The Command UI panel on the right-hand side of the screen allows the user to control the cloth simulation.

System Parameters

The system parameters subpanel allows the user to control the simulation's underlying system parameters.

  1. The Initialize / reset button both applies the specified system parameters as well as resets the simulation. This means that every time after the user changes the point mass, spring stiffness, or pinned vertices, this button must be clicked to update the system and apply the parameters.

  2. The Point mass float input field allows the user to specify the mass of each point. (This value is used as a scalar coefficient during the construction of the underlying system's lumped mass matrix.)

  3. The Spring Stiffness float input field allows the user to specify the spring stiffness constant k used for every spring in the system.

  4. The Pin Selected Vertex button allows the user to click on vertices and mark them as pinned. To do this, the user must left-click on a vertex. Note: it is important that the Selection panel that pops up under the Command UI panel specifies that the selection is a node and not an edge. After selecting a vertex, the user can then click Pin Selected Vertex and it will get added to the list of pinned vertices. The user can see the indices of the pinned vertices displayed underneath the Pin Selected Vertex button. To the right of the button there is a Clear Selection button which clears the list of pinned vertices.

Simulation Control

The simulation control subpanel allows the user to control the simulation.

  1. The Start / Stop button start and stop the simulation, respectively.

  2. The Step size float input field allows the user to specify the implicit Euler step size h. The default value of 0.01 seems to work well.

  3. The Steps per frame integer input field allows the user to specify the number of projective dynamics implicit Euler steps to take each frame.

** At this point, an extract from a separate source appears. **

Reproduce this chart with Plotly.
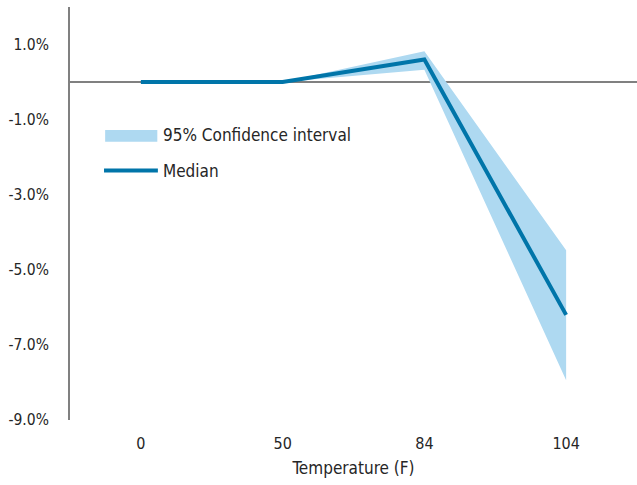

The default value of 10 seems to work well. (Any smaller value and the application slows down due to the overhead of copying the vertex positions from our system's representation to Polyscope's curve network representation.)

strain_demo

From within the src directory, we run the strain_demo with the input triangle mesh data/square_100_unstructured.obj as follows:

python -m demos.strain_demo ../data/square_100_unstructured.obj

The Command UI panel on the right-hand side of the screen allows the user to control the cloth simulation.

System Parameters

The system parameters subpanel allows the user to control the simulation's underlying system parameters.

  1. The Initialize / reset button and Point mass float input field are identical to that of the spring_demo.

  2. The Singular values epsilon float input field allows the user to specify "how much triangles can stretch past the strain constraint being locally satisfied". (Behind the scenes projective dynamics uses singular value decomposition (SVD) to "project" the current configuration of a triangle onto the constraint maniold SO(3). To ensure the rotation matrix (orthonormal matrix in the SVD) is in fact orthnormal, we clip the singular values to the range [1, 1]. The epsilon value is used to clip the singular values to [1 - epsilon, 1 + epsilon], allowing isotropic strain limiting where the strain constraint now is not binary and has a controllable epsilon threshold for "how much the constraint needs to be satisfied.")

  3. The Pin Selected Vertex button is identical to that of the spring_demo. The only difference is that when selecting a vertex, the Selection panel that pops up under the Command UI panel needs to specify that the selection is a vertex and no other halfedge mesh element.

Simulation Control

The simulation control subpanel is identical to that of the spring_demo.